Obrigado, @aliny! :)
Que post incrível! Muito bom poder presenciar um conteúdo aqui dessa forma. Caminho por referencias diferentes, mas que dialogam entre si. Tem uma influencia de J. Lacan nos registros do real, simbólico e imaginário, desenvolvidos no século XX, após desenvolvimentos prévios de referencias diferentes, como Freud, Jung, Clérambault e outros. Adler é citado em minhas referencias, mas não conheço a obra em si. Pensadores incríveis, pena que pouco aproveitados nos dias de hoje. Nesse mundo de padrões, moral, com pouca margem para imaginação, arte e formas de existência sociais, fadado ao individualismo. O positivismo nos trouxe até aqui, e se torna difícil trabalhar além dele, já que o pensar por reflexão, deu lugar ao pensar pela imagem. O imaginário e o real, estão quase no mesmo plano, e isso é extremamente perigoso, nos leva a economia psíquica que nos encontramos como um todo. E não tem trabalho mais bonito em minha opinião, do que ajudar aquele sujeito resgatar a fantasia/fantasma, e conseguir dar lugar a sua própria ficção, ao seu ser no mundo, no mundo social. Parabéns pelo texto!

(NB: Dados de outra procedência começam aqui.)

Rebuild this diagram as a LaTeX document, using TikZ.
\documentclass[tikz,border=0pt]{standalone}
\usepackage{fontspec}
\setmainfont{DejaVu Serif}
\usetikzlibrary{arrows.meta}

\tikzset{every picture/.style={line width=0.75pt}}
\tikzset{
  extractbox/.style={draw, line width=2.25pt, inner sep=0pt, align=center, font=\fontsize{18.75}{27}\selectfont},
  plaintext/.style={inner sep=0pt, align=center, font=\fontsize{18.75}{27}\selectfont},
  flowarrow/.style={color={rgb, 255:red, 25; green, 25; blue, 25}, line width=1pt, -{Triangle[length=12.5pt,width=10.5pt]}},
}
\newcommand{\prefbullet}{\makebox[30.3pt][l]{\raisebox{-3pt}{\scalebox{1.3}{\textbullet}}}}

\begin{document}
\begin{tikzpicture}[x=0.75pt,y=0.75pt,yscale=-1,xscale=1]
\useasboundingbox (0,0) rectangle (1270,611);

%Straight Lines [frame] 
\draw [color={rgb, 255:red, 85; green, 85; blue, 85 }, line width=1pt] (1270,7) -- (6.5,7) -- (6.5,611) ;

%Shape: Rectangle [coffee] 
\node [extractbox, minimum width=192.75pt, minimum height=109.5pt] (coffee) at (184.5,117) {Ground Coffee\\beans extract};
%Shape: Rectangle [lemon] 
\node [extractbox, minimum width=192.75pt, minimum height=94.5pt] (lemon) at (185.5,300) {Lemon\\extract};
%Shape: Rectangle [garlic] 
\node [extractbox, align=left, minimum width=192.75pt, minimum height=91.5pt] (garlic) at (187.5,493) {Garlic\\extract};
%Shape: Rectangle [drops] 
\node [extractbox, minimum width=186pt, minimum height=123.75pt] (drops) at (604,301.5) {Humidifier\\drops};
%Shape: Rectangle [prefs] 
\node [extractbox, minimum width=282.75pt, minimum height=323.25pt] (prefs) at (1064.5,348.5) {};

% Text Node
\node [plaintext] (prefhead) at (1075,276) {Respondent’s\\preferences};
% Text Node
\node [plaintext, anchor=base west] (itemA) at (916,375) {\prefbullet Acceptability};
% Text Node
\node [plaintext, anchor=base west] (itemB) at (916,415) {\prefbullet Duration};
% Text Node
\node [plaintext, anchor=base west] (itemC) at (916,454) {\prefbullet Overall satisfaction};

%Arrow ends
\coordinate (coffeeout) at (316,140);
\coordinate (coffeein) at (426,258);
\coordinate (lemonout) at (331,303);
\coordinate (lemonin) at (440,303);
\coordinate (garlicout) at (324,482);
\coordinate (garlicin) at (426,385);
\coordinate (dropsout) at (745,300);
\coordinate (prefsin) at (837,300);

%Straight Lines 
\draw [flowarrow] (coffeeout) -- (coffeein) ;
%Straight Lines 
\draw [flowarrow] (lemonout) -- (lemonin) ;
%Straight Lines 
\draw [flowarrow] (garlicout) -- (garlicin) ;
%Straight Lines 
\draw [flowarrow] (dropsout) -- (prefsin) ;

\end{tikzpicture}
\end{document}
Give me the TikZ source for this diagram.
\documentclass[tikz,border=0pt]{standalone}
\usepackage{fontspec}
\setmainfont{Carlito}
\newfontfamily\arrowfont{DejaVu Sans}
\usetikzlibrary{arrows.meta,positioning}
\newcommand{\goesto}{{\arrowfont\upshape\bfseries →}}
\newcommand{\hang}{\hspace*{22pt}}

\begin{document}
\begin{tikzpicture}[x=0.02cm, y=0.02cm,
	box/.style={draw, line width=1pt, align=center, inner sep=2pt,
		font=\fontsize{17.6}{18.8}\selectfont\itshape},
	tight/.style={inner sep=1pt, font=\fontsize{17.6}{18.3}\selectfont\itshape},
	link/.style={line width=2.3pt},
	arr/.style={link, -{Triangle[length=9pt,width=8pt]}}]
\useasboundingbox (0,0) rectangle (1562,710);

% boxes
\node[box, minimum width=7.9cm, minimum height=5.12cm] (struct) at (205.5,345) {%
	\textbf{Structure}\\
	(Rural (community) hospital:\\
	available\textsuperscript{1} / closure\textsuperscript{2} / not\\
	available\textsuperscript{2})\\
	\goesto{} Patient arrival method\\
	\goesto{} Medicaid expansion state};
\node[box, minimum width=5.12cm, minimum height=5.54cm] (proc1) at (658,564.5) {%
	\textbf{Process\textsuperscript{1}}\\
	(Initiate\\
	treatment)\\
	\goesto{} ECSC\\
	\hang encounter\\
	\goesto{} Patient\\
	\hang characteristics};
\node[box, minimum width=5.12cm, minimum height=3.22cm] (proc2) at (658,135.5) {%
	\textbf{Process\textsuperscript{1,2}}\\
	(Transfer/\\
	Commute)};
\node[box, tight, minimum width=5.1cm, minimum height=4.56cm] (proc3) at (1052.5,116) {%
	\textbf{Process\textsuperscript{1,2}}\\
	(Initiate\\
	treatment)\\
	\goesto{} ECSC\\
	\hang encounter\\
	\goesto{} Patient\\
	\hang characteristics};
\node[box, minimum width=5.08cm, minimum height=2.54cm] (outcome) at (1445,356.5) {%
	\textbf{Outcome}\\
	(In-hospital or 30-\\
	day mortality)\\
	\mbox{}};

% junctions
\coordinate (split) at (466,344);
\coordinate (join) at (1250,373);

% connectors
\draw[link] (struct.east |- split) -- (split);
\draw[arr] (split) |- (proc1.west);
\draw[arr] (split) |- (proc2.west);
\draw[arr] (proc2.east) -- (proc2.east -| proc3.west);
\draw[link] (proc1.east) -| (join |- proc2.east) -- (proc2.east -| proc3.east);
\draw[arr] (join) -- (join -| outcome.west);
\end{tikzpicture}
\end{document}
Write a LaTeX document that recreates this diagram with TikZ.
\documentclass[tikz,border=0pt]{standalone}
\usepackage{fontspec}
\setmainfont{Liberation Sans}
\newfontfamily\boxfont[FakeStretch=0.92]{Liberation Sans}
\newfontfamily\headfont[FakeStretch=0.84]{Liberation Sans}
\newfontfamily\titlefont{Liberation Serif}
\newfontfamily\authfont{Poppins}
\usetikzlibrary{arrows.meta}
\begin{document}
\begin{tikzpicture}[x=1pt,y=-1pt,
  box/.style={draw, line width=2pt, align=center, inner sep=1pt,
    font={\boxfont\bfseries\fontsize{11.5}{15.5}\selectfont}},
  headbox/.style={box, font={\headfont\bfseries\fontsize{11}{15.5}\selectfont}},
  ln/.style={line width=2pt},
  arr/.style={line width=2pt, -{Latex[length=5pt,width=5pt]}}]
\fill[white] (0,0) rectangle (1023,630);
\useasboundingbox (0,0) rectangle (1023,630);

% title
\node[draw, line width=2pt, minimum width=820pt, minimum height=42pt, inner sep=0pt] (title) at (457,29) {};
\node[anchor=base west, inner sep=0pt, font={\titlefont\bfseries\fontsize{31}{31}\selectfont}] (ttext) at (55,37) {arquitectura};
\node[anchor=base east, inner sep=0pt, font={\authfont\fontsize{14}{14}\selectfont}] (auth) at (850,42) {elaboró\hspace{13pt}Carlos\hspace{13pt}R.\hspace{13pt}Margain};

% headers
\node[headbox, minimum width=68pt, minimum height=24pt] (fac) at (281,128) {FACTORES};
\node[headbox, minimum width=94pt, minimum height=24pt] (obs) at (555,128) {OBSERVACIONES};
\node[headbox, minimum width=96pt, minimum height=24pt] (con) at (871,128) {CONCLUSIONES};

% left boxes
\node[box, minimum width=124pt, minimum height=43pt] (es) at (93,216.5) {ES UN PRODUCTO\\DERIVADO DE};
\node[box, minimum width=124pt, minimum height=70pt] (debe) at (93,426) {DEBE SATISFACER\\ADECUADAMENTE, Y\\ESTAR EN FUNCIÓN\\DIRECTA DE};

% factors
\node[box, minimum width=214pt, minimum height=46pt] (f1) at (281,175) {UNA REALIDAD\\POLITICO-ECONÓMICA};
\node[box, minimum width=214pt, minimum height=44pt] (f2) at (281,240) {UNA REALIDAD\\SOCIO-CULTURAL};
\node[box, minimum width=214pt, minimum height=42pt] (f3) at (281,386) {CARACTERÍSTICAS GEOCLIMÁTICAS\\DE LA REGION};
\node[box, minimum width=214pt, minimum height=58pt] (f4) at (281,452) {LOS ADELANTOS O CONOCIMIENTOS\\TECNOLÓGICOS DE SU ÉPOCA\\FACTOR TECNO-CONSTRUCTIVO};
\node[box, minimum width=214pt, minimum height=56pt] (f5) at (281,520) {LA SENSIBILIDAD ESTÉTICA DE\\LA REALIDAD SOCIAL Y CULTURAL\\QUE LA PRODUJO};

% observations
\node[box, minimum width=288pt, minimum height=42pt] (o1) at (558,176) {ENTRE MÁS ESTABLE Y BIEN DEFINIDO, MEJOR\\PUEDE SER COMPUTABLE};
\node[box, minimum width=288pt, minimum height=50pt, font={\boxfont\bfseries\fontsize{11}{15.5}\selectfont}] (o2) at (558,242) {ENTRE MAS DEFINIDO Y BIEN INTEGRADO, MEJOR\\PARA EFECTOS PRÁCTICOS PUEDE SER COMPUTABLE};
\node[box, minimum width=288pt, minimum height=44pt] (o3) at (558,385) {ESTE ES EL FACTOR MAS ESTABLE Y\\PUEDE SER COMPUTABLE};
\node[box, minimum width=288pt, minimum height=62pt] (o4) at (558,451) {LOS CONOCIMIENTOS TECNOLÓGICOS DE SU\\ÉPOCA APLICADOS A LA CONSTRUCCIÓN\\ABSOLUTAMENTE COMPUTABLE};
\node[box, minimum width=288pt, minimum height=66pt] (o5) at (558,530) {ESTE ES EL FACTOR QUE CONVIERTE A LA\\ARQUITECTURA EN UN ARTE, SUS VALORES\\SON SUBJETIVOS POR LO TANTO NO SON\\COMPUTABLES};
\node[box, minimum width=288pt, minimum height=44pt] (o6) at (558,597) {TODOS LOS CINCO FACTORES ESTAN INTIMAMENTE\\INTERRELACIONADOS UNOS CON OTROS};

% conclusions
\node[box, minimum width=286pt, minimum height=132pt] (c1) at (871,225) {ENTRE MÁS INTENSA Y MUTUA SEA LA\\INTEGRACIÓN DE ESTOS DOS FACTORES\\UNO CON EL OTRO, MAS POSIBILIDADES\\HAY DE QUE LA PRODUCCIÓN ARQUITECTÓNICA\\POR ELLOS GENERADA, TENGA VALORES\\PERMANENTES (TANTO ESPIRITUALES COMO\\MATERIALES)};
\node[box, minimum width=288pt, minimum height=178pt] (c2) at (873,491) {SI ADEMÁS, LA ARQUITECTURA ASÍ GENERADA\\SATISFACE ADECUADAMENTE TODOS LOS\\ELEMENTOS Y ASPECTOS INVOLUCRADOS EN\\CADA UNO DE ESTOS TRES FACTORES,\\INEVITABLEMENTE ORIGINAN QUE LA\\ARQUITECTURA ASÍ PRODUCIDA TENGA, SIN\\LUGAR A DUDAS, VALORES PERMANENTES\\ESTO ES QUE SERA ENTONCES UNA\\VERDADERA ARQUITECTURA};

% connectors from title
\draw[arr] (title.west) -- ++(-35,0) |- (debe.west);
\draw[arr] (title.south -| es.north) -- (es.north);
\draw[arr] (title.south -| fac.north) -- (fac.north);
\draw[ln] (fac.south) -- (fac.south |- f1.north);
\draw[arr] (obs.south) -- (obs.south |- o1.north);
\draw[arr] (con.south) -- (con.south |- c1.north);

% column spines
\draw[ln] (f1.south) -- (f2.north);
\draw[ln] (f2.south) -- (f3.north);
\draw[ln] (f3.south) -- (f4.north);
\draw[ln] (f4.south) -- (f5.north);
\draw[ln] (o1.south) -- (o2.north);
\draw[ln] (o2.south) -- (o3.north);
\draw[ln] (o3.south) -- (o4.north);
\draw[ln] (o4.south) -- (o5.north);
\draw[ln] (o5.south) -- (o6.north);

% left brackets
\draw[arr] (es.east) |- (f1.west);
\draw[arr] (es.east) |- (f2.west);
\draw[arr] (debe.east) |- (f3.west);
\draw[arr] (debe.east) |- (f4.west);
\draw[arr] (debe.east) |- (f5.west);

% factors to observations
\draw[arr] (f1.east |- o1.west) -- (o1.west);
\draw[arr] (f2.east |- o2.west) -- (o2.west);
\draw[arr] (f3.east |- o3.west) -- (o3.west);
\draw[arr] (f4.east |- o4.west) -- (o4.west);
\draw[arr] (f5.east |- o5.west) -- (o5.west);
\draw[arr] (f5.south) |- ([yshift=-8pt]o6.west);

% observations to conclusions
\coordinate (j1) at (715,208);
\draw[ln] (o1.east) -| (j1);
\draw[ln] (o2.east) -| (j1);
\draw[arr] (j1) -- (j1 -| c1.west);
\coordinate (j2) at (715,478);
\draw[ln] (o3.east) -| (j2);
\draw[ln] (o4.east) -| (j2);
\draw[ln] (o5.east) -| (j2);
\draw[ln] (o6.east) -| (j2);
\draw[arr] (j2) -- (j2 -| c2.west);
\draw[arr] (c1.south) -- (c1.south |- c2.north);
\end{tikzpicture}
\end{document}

Muito obrigado! Fico contente por seu comentário, sempre muito bem construído. Eu estudei um pouco de Lacan e, puxando da memória assim, acabo pensando na importância do significar e, num nível mais extremo, do delírio como cura daquele que 'vaga' na estrutura psicótica e passa pelo acontecimento da injunção. O modo como se estrutura o desejo também tem a ver com essa busca que menciono no texto.
Eu acho o Lacan muito interessante, mas tive que parar de estudá-lo, pois não tinha como conciliar o estudo da abordagem que escolhi com outra que é tão vasta (haja tempo para estudar corretamente todos aqueles seminários!).
Novamente, obrigado pela leitura e pelo comentário. Fico contente em saber que textos dessa natureza também podem ter uma boa recepção aqui! :)
Eu gosto muito. Sigo atualmente em estudo, a escola francesa de psicanálise com Czemark, Melman, Tyszler, e outros, invariavelmente tenho que retornar a esses autores para entender alguns conceitos, e sempre levo dúvida a professores, é bem difícil na minha opinião. Umas formulas muito diferentes, ta doido. kkkk.
Ainda avançaram mais nos dias de hoje. Mesmo assim meu autor favorito é S. Freud. Bom saber mais gente gosta desses assuntos por aqui! Valeu!
Eu não cheguei tão longe na psicanálise por aquele motivo que falei, mas imagino que as coisas andam já bastante adiantadas em relação às épocas antigas.
Concordo com você que seja bastante difícil. O próprio Lacan existe bastante por causa de usa linguagem e da utilização de conceitos de outros campos de conhecimento (matemática, por exemplo).
Já vi aproximações de Jung e Lacan em Andrew Samuels, ele fala sobre o simbólico ser ligado ao conceito de inconsciente coletivo, o imaginário ao de inconsciente pessoal e o Real como associado à noção de inconsciente psicóide.
É muito interessante como, apesar de diferentes linguagens, transitamos num mesmo mundo misterioso.